● WHAT YOU ARE ASKED TO DO:
Output the full listing below exactly, without the pictures.

** start SUPPLIED INFORMATION **

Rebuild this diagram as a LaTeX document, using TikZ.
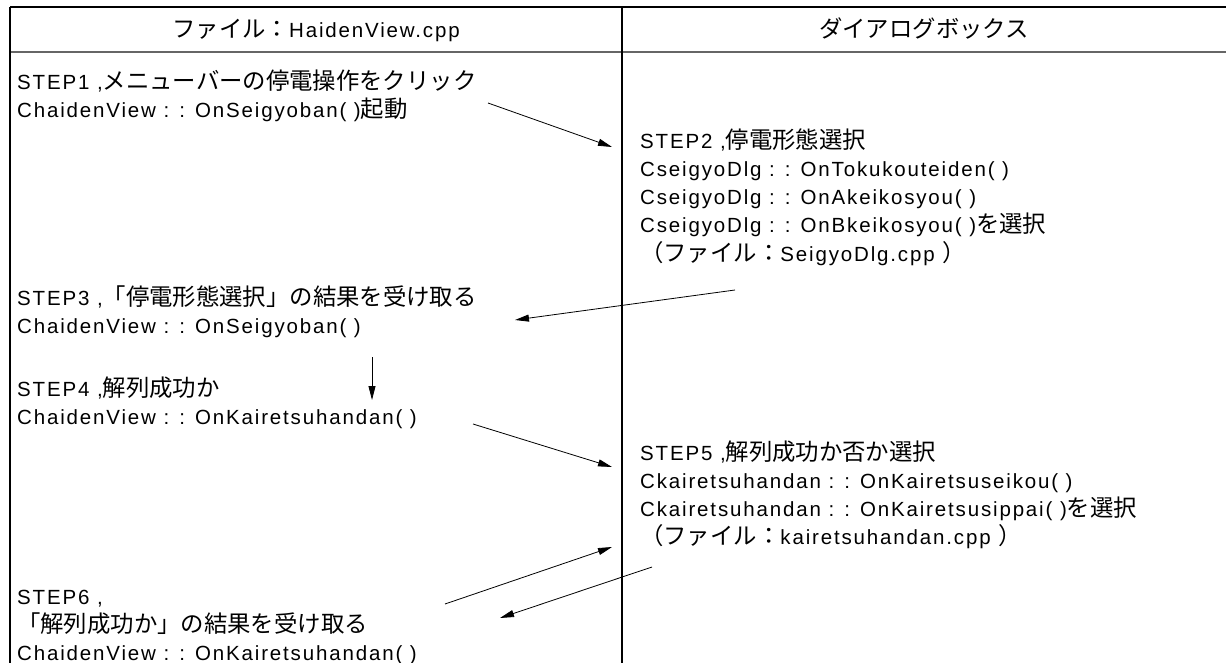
\documentclass[tikz,border=0pt]{standalone}
\usepackage{fontspec}
\setmainfont{Liberation Sans}[LetterSpace=9]
\newfontfamily\cjk{Noto Sans CJK JP}[Scale=1.14]
\usetikzlibrary{arrows.meta}
\newcommand\J[1]{{\cjk #1}}
\newcommand\fs{\fontsize{20.5}{28}\selectfont}
\tikzset{
  txt/.style={anchor=base west, inner sep=0pt, font=\fs},
  hdr/.style={anchor=base, inner sep=0pt, font=\fs},
  rule/.style={line width=1.2pt, black},
  hrule/.style={line width=2pt, black!60},
  vrule/.style={line width=1.2pt, black},
  arr/.style={line width=0.8pt, -{Triangle[length=14pt,width=7pt]}}
}
\begin{document}
\begin{tikzpicture}[x=1pt,y=-1pt]
\useasboundingbox (0,0) rectangle (1226,663);
% table lines
\draw[rule] (10,7) -- (1226,7);
\draw[hrule] (10,52) -- (1226,52);
\draw[vrule] (10,7) -- (10,663);
\draw[vrule] (622,7) -- (622,663);
% header
\node[hdr] (h1) at (316,38) {\J{ファイル：}HaidenView.cpp};
\node[hdr] (h2) at (924,38) {\J{ダイアログボックス}};
% left column
\node[txt] (s1a) at (17,90) {STEP1 ,\J{メニューバーの停電操作をクリック}};
\node[txt] (s1b) at (17,118) {ChaidenView : : OnSeigyoban( )\J{起動}};
\node[txt] (s3a) at (17,305) {STEP3 ,\J{「停電形態選択」の結果を受け取る}};
\node[txt] (s3b) at (17,333) {ChaidenView : : OnSeigyoban( )};
\node[txt] (s4a) at (17,396) {STEP4 ,\J{解列成功か}};
\node[txt] (s4b) at (17,424) {ChaidenView : : OnKairetsuhandan( )};
\node[txt] (s6a) at (17,604) {STEP6 ,};
\node[txt] (s6b) at (17,632) {\J{「解列成功か」の結果を受け取る}};
\node[txt] (s6c) at (17,660) {ChaidenView : : OnKairetsuhandan( )};
% right column
\node[txt] (s2a) at (640,149) {STEP2 ,\J{停電形態選択}};
\node[txt] (s2b) at (640,177) {CseigyoDlg : : OnTokukouteiden( )};
\node[txt] (s2c) at (640,205) {CseigyoDlg : : OnAkeikosyou( )};
\node[txt] (s2d) at (640,233) {CseigyoDlg : : OnBkeikosyou( )\J{を選択}};
\node[txt] (s2e) at (640,261) {\J{（ファイル：}SeigyoDlg.cpp \J{）}};
\node[txt] (s5a) at (640,460) {STEP5 ,\J{解列成功か否か選択}};
\node[txt] (s5b) at (640,488) {Ckairetsuhandan : : OnKairetsuseikou( )};
\node[txt] (s5c) at (640,516) {Ckairetsuhandan : : OnKairetsusippai( )\J{を選択}};
\node[txt] (s5d) at (640,544) {\J{（ファイル：}kairetsuhandan.cpp \J{）}};
% arrow end points
\coordinate (a1s) at (488,103);
\coordinate (a1e) at (612,147);
\coordinate (a2s) at (735,290);
\coordinate (a2e) at (515,320);
\coordinate (a3s) at (372,357);
\coordinate (a3e) at (372,400);
\coordinate (a4s) at (473,424);
\coordinate (a4e) at (612,467);
\coordinate (a5s) at (445,604);
\coordinate (a5e) at (612,547);
\coordinate (a6s) at (652,567);
\coordinate (a6e) at (500,618);
\draw[arr] (a1s) -- (a1e);
\draw[arr] (a2s) -- (a2e);
\draw[arr] (a3s) -- (a3e);
\draw[arr] (a4s) -- (a4e);
\draw[arr] (a5s) -- (a5e);
\draw[arr] (a6s) -- (a6e);
\end{tikzpicture}
\end{document}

** end SUPPLIED INFORMATION **

● RESULT FOR THIS TASK:
Rebuild this diagram as a LaTeX document, using TikZ.
\documentclass[tikz,border=0pt]{standalone}
\usepackage{fontspec}
\setmainfont{Liberation Sans}[LetterSpace=9]
\newfontfamily\cjk{Noto Sans CJK JP}[Scale=1.14]
\usetikzlibrary{arrows.meta}
\newcommand\J[1]{{\cjk #1}}
\newcommand\fs{\fontsize{20.5}{28}\selectfont}
\tikzset{
  txt/.style={anchor=base west, inner sep=0pt, font=\fs},
  hdr/.style={anchor=base, inner sep=0pt, font=\fs},
  rule/.style={line width=1.2pt, black},
  hrule/.style={line width=2pt, black!60},
  vrule/.style={line width=1.2pt, black},
  arr/.style={line width=0.8pt, -{Triangle[length=14pt,width=7pt]}}
}
\begin{document}
\begin{tikzpicture}[x=1pt,y=-1pt]
\useasboundingbox (0,0) rectangle (1226,663);
% table lines
\draw[rule] (10,7) -- (1226,7);
\draw[hrule] (10,52) -- (1226,52);
\draw[vrule] (10,7) -- (10,663);
\draw[vrule] (622,7) -- (622,663);
% header
\node[hdr] (h1) at (316,38) {\J{ファイル：}HaidenView.cpp};
\node[hdr] (h2) at (924,38) {\J{ダイアログボックス}};
% left column
\node[txt] (s1a) at (17,90) {STEP1 ,\J{メニューバーの停電操作をクリック}};
\node[txt] (s1b) at (17,118) {ChaidenView : : OnSeigyoban( )\J{起動}};
\node[txt] (s3a) at (17,305) {STEP3 ,\J{「停電形態選択」の結果を受け取る}};
\node[txt] (s3b) at (17,333) {ChaidenView : : OnSeigyoban( )};
\node[txt] (s4a) at (17,396) {STEP4 ,\J{解列成功か}};
\node[txt] (s4b) at (17,424) {ChaidenView : : OnKairetsuhandan( )};
\node[txt] (s6a) at (17,604) {STEP6 ,};
\node[txt] (s6b) at (17,632) {\J{「解列成功か」の結果を受け取る}};
\node[txt] (s6c) at (17,660) {ChaidenView : : OnKairetsuhandan( )};
% right column
\node[txt] (s2a) at (640,149) {STEP2 ,\J{停電形態選択}};
\node[txt] (s2b) at (640,177) {CseigyoDlg : : OnTokukouteiden( )};
\node[txt] (s2c) at (640,205) {CseigyoDlg : : OnAkeikosyou( )};
\node[txt] (s2d) at (640,233) {CseigyoDlg : : OnBkeikosyou( )\J{を選択}};
\node[txt] (s2e) at (640,261) {\J{（ファイル：}SeigyoDlg.cpp \J{）}};
\node[txt] (s5a) at (640,460) {STEP5 ,\J{解列成功か否か選択}};
\node[txt] (s5b) at (640,488) {Ckairetsuhandan : : OnKairetsuseikou( )};
\node[txt] (s5c) at (640,516) {Ckairetsuhandan : : OnKairetsusippai( )\J{を選択}};
\node[txt] (s5d) at (640,544) {\J{（ファイル：}kairetsuhandan.cpp \J{）}};
% arrow end points
\coordinate (a1s) at (488,103);
\coordinate (a1e) at (612,147);
\coordinate (a2s) at (735,290);
\coordinate (a2e) at (515,320);
\coordinate (a3s) at (372,357);
\coordinate (a3e) at (372,400);
\coordinate (a4s) at (473,424);
\coordinate (a4e) at (612,467);
\coordinate (a5s) at (445,604);
\coordinate (a5e) at (612,547);
\coordinate (a6s) at (652,567);
\coordinate (a6e) at (500,618);
\draw[arr] (a1s) -- (a1e);
\draw[arr] (a2s) -- (a2e);
\draw[arr] (a3s) -- (a3e);
\draw[arr] (a4s) -- (a4e);
\draw[arr] (a5s) -- (a5e);
\draw[arr] (a6s) -- (a6e);
\end{tikzpicture}
\end{document}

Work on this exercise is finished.